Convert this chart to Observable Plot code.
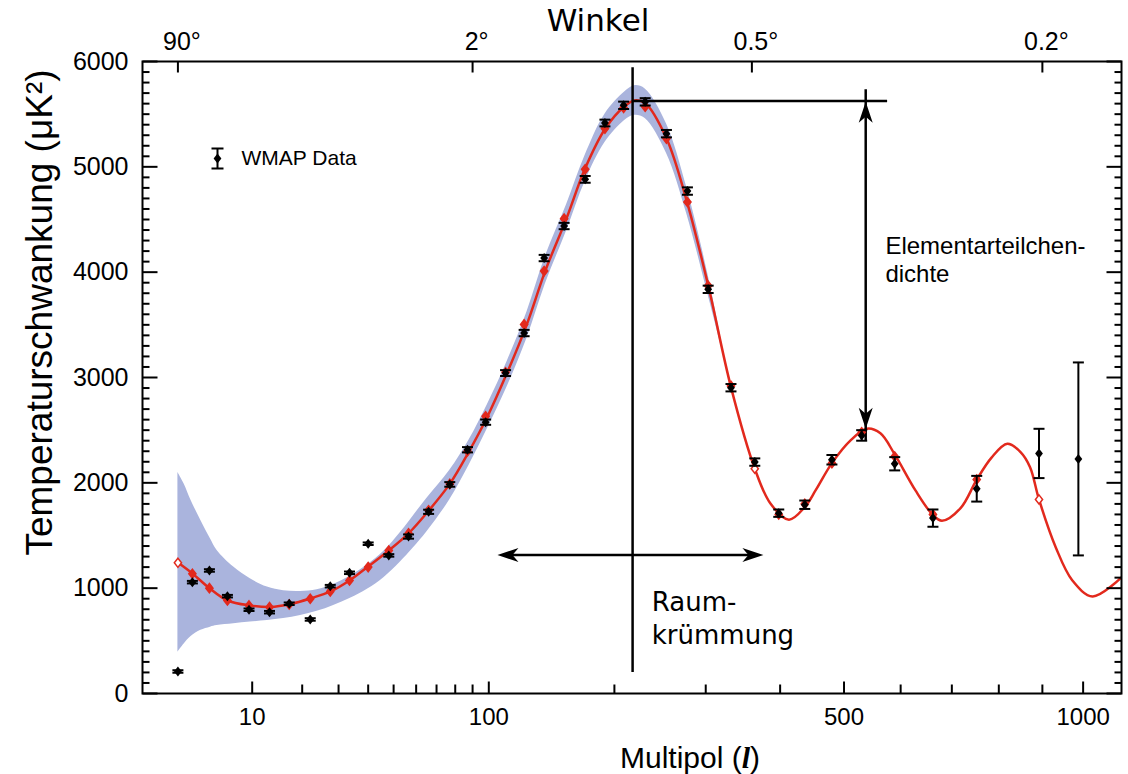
<!DOCTYPE html>
<html>
<head>
<meta charset="utf-8">
<script src="https://cdn.jsdelivr.net/npm/d3@7"></script>
<script src="https://cdn.jsdelivr.net/npm/@observablehq/plot@0.6"></script>
<style>
  body { margin: 0; background: #fff; }
  svg { display: block; }
</style>
</head>
<body>
<div id="chart"></div>
<script>
// ---- WMAP data points (multipole l, value µK², error) ----
const wmapL   = [2, 3, 4.5, 6.5, 9.5, 13, 17, 22, 27.5, 33.5, 40, 48, 56.5, 66, 77, 87, 98, 111, 124, 139, 155, 173, 191, 209, 231, 254, 278, 303, 332, 364, 398, 437, 480, 530, 589, 662, 752, 892, 988];
const wmapV   = [209, 1057, 1168, 924, 795, 772, 852, 703, 1019, 1146, 1422, 1311, 1490, 1725, 1985, 2314, 2576, 3042, 3422, 4134, 4438, 4881, 5416, 5584, 5617, 5315, 4770, 3837, 2903, 2197, 1712, 1792, 2219, 2450, 2181, 1665, 1944, 2279, 2227];
const wmapErr = [12, 12, 12, 12, 12, 12, 12, 12, 12, 12, 12, 12, 20, 20, 22, 25, 25, 28, 30, 30, 30, 32, 32, 35, 35, 35, 35, 35, 35, 35, 35, 40, 45, 50, 63, 82, 122, 234, 916];

// ---- binned model values (red diamonds) ----
const modelL = [2, 3, 4.5, 6.5, 9.5, 13, 17, 22, 27.5, 33.5, 40, 48, 56.5, 66, 77, 87, 98, 111, 124, 139, 155, 173, 191, 209, 231, 254, 278, 303, 332, 364, 398, 437, 480, 530, 589, 662, 752, 892];
const modelV = [1241, 1137, 1000, 883, 836, 820, 845, 899, 969, 1073, 1200, 1358, 1520, 1740, 1990, 2300, 2631, 3050, 3504, 4010, 4508, 4976, 5363, 5560, 5570, 5268, 4666, 3870, 2920, 2134, 1700, 1800, 2187, 2480, 2250, 1700, 2032, 1842];
const modelOpen = [2, 364, 892];

// ---- model curve (red line) ----
const curveL = [2, 3, 4.5, 6.5, 9.7, 13.2, 17.3, 22, 27.6, 33.5, 40, 48, 56.5, 66, 77, 87.6, 99, 111.6, 125.7, 140, 157, 173, 191.5, 210, 220, 231, 254, 277, 303, 332, 364, 386, 413, 437, 454, 480, 511, 539, 563, 589, 628, 661, 680, 718, 752, 784, 819, 849, 871, 892, 932, 973, 1024, 1100];
const curveV = [1244, 1140, 1000, 883, 836, 822, 850, 902, 969, 1073, 1206, 1358, 1520, 1735, 1990, 2290, 2625, 3030, 3495, 4017, 4511, 4986, 5366, 5575, 5630, 5603, 5271, 4682, 3875, 2909, 2134, 1804, 1650, 1770, 1930, 2187, 2403, 2514, 2470, 2270, 1928, 1700, 1640, 1760, 2030, 2240, 2371, 2292, 2149, 1842, 1389, 1073, 921, 1102];

// ---- cosmic variance band ----
const bandL  = [2, 2.4, 2.9, 3.7, 4.6, 5.3, 7.3, 9.7, 12.6, 15.8, 19.6, 23.8, 28.5, 33.8, 39.7, 46, 53, 65, 77, 88, 99, 112, 126, 140, 157, 173, 191, 210, 220, 231, 254, 277, 303, 320];
const bandLo = [392, 470, 540, 600, 630, 645, 662, 678, 693, 712, 741, 780, 836, 905, 990, 1100, 1250, 1530, 1840, 2170, 2510, 2910, 3370, 3890, 4390, 4860, 5230, 5440, 5490, 5460, 5130, 4560, 3780, 3280];
const bandHi = [2099, 1990, 1833, 1643, 1470, 1358, 1200, 1089, 1010, 975, 968, 985, 1035, 1115, 1220, 1350, 1530, 1850, 2120, 2410, 2740, 3150, 3620, 4150, 4640, 5110, 5500, 5710, 5770, 5740, 5410, 4810, 3970, 3340];

// ---- axes ----
const xMajorTicks = [10, 100, 500, 1000];
const xTickLabels = ["10", "100", "500", "1000"];
const xMinorTicks = [20, 30, 40, 50, 60, 70, 80, 90, 200, 300, 400, 600, 700, 800, 900];
const topTicks = [2, 90, 360, 900];
const topTickLabels = ["90°", "2°", "0.5°", "0.2°"];
const yMajorTicks = [0, 1000, 2000, 3000, 4000, 5000, 6000];
const yMinorTicks = d3.range(0, 6001, 100).filter(v => v % 1000 !== 0);

// ---- annotations ----
const peakLine = [{l: 218, v1: 200, v2: 5940}];
const peakLevel = [{v: 5625, l1: 218, l2: 576}];
const densityArrow = [{l: 537, v1: 2514, v2: 5617}];
const curvatureArrow = [{v: 1315, l1: 105.6, l2: 376}];
const curvatureText = [{l: 238, v: 726, text: "Raum-\nkrümmung"}];
const densityText = [{l: 572, v: 4122, text: "Elementarteilchen-\ndichte"}];

// ---- tables ----
const wmap = wmapL.map((l, i) => ({l, v: wmapV[i], e: wmapErr[i]}));
const model = modelL.map((l, i) => ({l, v: modelV[i], open: modelOpen.includes(l)}));
const curve = curveL.map((l, i) => ({l, v: curveV[i]}));
const band = bandL.map((l, i) => ({l, lo: bandLo[i], hi: bandHi[i]}));

// ---- custom symbols ----
const seg = (x1, y1, x2, y2) => ({draw(c) { c.moveTo(x1, y1); c.lineTo(x2, y2); }});
const diamond = (w, h) => ({draw(c) { c.moveTo(0, -h); c.lineTo(w, 0); c.lineTo(0, h); c.lineTo(-w, 0); c.closePath(); }});
const headUp = {draw(c) { c.moveTo(0, 0); c.lineTo(7, 21); c.lineTo(0, 15); c.lineTo(-7, 21); c.closePath(); }};
const headDown = {draw(c) { c.moveTo(0, 0); c.lineTo(7, -21); c.lineTo(0, -15); c.lineTo(-7, -21); c.closePath(); }};
const headLeft = {draw(c) { c.moveTo(0, 0); c.lineTo(21, 7); c.lineTo(15, 0); c.lineTo(21, -7); c.closePath(); }};
const headRight = {draw(c) { c.moveTo(0, 0); c.lineTo(-21, 7); c.lineTo(-15, 0); c.lineTo(-21, -7); c.closePath(); }};
const capSym = seg(-5.5, 0, 5.5, 0);
const legendBar = {draw(c) { c.moveTo(0, -10); c.lineTo(0, 10); c.moveTo(-6, -10); c.lineTo(6, -10); c.moveTo(-6, 10); c.lineTo(6, 10); }};

const RED = "#e2291d";
const tickStyle = {fill: "none", stroke: "black", strokeWidth: 2};

const plot = Plot.plot({
  width: 1128,
  height: 774,
  marginLeft: 142,
  marginRight: 7,
  marginTop: 61,
  marginBottom: 81,
  x: {type: "pow", exponent: 0.4, domain: [0.489, 1100], axis: null},
  y: {domain: [0, 6000], axis: null},
  style: {fontFamily: "'Liberation Sans', Arial, sans-serif", background: "white", overflow: "visible", color: "black"},
  marks: [
    // band and model curve
    Plot.areaY(band, {x: "l", y1: "lo", y2: "hi", fill: "#aab4dd", curve: "catmull-rom"}),
    Plot.line(curve, {x: "l", y: "v", stroke: RED, strokeWidth: 2.5, curve: "catmull-rom", clip: true}),

    // annotation lines and arrows
    Plot.ruleX(peakLine, {x: "l", y1: "v1", y2: "v2", stroke: "black", strokeWidth: 2.5}),
    Plot.ruleY(peakLevel, {y: "v", x1: "l1", x2: "l2", stroke: "black", strokeWidth: 2.5}),
    Plot.ruleX(densityArrow, {x: "l", y1: "v1", y2: "v2", stroke: "black", strokeWidth: 2.5, insetTop: 12, insetBottom: 12}),
    Plot.dot(densityArrow, {x: "l", y: "v2", symbol: headUp, fill: "black", stroke: "none"}),
    Plot.dot(densityArrow, {x: "l", y: "v1", symbol: headDown, fill: "black", stroke: "none"}),
    Plot.ruleY(curvatureArrow, {y: "v", x1: "l1", x2: "l2", stroke: "black", strokeWidth: 2.5, insetLeft: 12, insetRight: 12}),
    Plot.dot(curvatureArrow, {x: "l1", y: "v", symbol: headLeft, fill: "black", stroke: "none"}),
    Plot.dot(curvatureArrow, {x: "l2", y: "v", symbol: headRight, fill: "black", stroke: "none"}),

    // model bins (red diamonds)
    Plot.dot(model, {x: "l", y: "v", symbol: diamond(3.6, 4.6), fill: d => d.open ? "white" : RED, stroke: RED, strokeWidth: 1.5}),

    // WMAP data with error bars
    Plot.ruleX(wmap, {x: "l", y1: d => d.v - d.e, y2: d => d.v + d.e, stroke: "black", strokeWidth: 2}),
    Plot.dot(wmap, {x: "l", y: d => d.v - d.e, symbol: capSym, ...tickStyle}),
    Plot.dot(wmap, {x: "l", y: d => d.v + d.e, symbol: capSym, ...tickStyle}),
    Plot.dot(wmap, {x: "l", y: "v", symbol: diamond(3.9, 5), fill: "black", stroke: "none"}),

    // legend
    Plot.dot([0], {frameAnchor: "top-left", dx: 75, dy: 97, symbol: legendBar, ...tickStyle}),
    Plot.dot([0], {frameAnchor: "top-left", dx: 75, dy: 97, symbol: diamond(3.9, 5), fill: "black", stroke: "none"}),
    Plot.text(["WMAP Data"], {frameAnchor: "top-left", dx: 99, dy: 97, textAnchor: "start", lineAnchor: "middle", fontSize: 21}),

    // annotation texts
    Plot.text(curvatureText, {x: "l", y: "v", text: "text", textAnchor: "start", lineAnchor: "middle", fontSize: 26, lineHeight: 1.27, fontFamily: "'DejaVu Sans', sans-serif"}),
    Plot.text(densityText, {x: "l", y: "v", text: "text", textAnchor: "start", lineAnchor: "middle", fontSize: 24, lineHeight: 1.17}),

    // frame
    Plot.frame({stroke: "black", strokeWidth: 2}),

    // bottom axis ticks & labels
    Plot.dot(xMajorTicks, {x: d => d, frameAnchor: "bottom", symbol: seg(0, 0, 0, -12), ...tickStyle}),
    Plot.dot(xMinorTicks, {x: d => d, frameAnchor: "bottom", symbol: seg(0, 0, 0, -9), ...tickStyle}),
    Plot.text(xMajorTicks, {x: d => d, text: (d, i) => xTickLabels[i], frameAnchor: "bottom", dy: 24, textAnchor: "middle", lineAnchor: "middle", fontSize: 24}),

    // top axis ticks & labels
    Plot.dot(topTicks, {x: d => d, frameAnchor: "top", symbol: seg(0, 0, 0, 11), ...tickStyle}),
    Plot.text(topTicks, {x: d => d, text: (d, i) => topTickLabels[i], frameAnchor: "top", dy: -20, dx: 4, textAnchor: "middle", lineAnchor: "middle", fontSize: 25}),

    // left axis ticks & labels
    Plot.dot(yMajorTicks, {y: d => d, frameAnchor: "left", symbol: seg(0, 0, 15, 0), ...tickStyle}),
    Plot.dot(yMinorTicks, {y: d => d, frameAnchor: "left", symbol: seg(0, 0, 7, 0), ...tickStyle}),
    Plot.text(yMajorTicks, {y: d => d, text: d => String(d), frameAnchor: "left", dx: -14, textAnchor: "end", lineAnchor: "middle", fontSize: 25}),

    // right axis ticks
    Plot.dot(yMajorTicks, {y: d => d, frameAnchor: "right", symbol: seg(0, 0, -15, 0), ...tickStyle}),
    Plot.dot(yMinorTicks, {y: d => d, frameAnchor: "right", symbol: seg(0, 0, -7, 0), ...tickStyle}),

    // axis titles
    Plot.text(["Temperaturschwankung (μK²)"], {frameAnchor: "left", dx: -102, dy: -65, rotate: -90, textAnchor: "middle", lineAnchor: "middle", fontSize: 37}),
    Plot.text(["Winkel"], {frameAnchor: "top", dx: -34, dy: -40, textAnchor: "middle", lineAnchor: "middle", fontSize: 31, fontFamily: "'DejaVu Sans', sans-serif"})
  ]
});

// bottom axis title with mixed styles
const svg = d3.select(plot);
const t = svg.append("text")
  .attr("x", 690).attr("y", 768)
  .attr("text-anchor", "middle")
  .attr("font-size", 30)
  .attr("font-family", "'Liberation Sans', Arial, sans-serif")
  .attr("fill", "black");
t.append("tspan").text("Multipol (");
t.append("tspan").attr("font-family", "'Liberation Serif', serif").attr("font-style", "italic").attr("font-weight", "bold").text("l");
t.append("tspan").text(")");

document.getElementById("chart").appendChild(plot);
</script>
</body>
</html>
======
Please repeat exactly the data above from its first line to the line that contains "122, 234, 916];", inclusive, and leave every picture out.

Convert this chart to Observable Plot code.
<!DOCTYPE html>
<html>
<head>
<meta charset="utf-8">
<script src="https://cdn.jsdelivr.net/npm/d3@7"></script>
<script src="https://cdn.jsdelivr.net/npm/@observablehq/plot@0.6"></script>
<style>
  body { margin: 0; background: #fff; }
  svg { display: block; }
</style>
</head>
<body>
<div id="chart"></div>
<script>
// ---- WMAP data points (multipole l, value µK², error) ----
const wmapL   = [2, 3, 4.5, 6.5, 9.5, 13, 17, 22, 27.5, 33.5, 40, 48, 56.5, 66, 77, 87, 98, 111, 124, 139, 155, 173, 191, 209, 231, 254, 278, 303, 332, 364, 398, 437, 480, 530, 589, 662, 752, 892, 988];
const wmapV   = [209, 1057, 1168, 924, 795, 772, 852, 703, 1019, 1146, 1422, 1311, 1490, 1725, 1985, 2314, 2576, 3042, 3422, 4134, 4438, 4881, 5416, 5584, 5617, 5315, 4770, 3837, 2903, 2197, 1712, 1792, 2219, 2450, 2181, 1665, 1944, 2279, 2227];
const wmapErr = [12, 12, 12, 12, 12, 12, 12, 12, 12, 12, 12, 12, 20, 20, 22, 25, 25, 28, 30, 30, 30, 32, 32, 35, 35, 35, 35, 35, 35, 35, 35, 40, 45, 50, 63, 82, 122, 234, 916];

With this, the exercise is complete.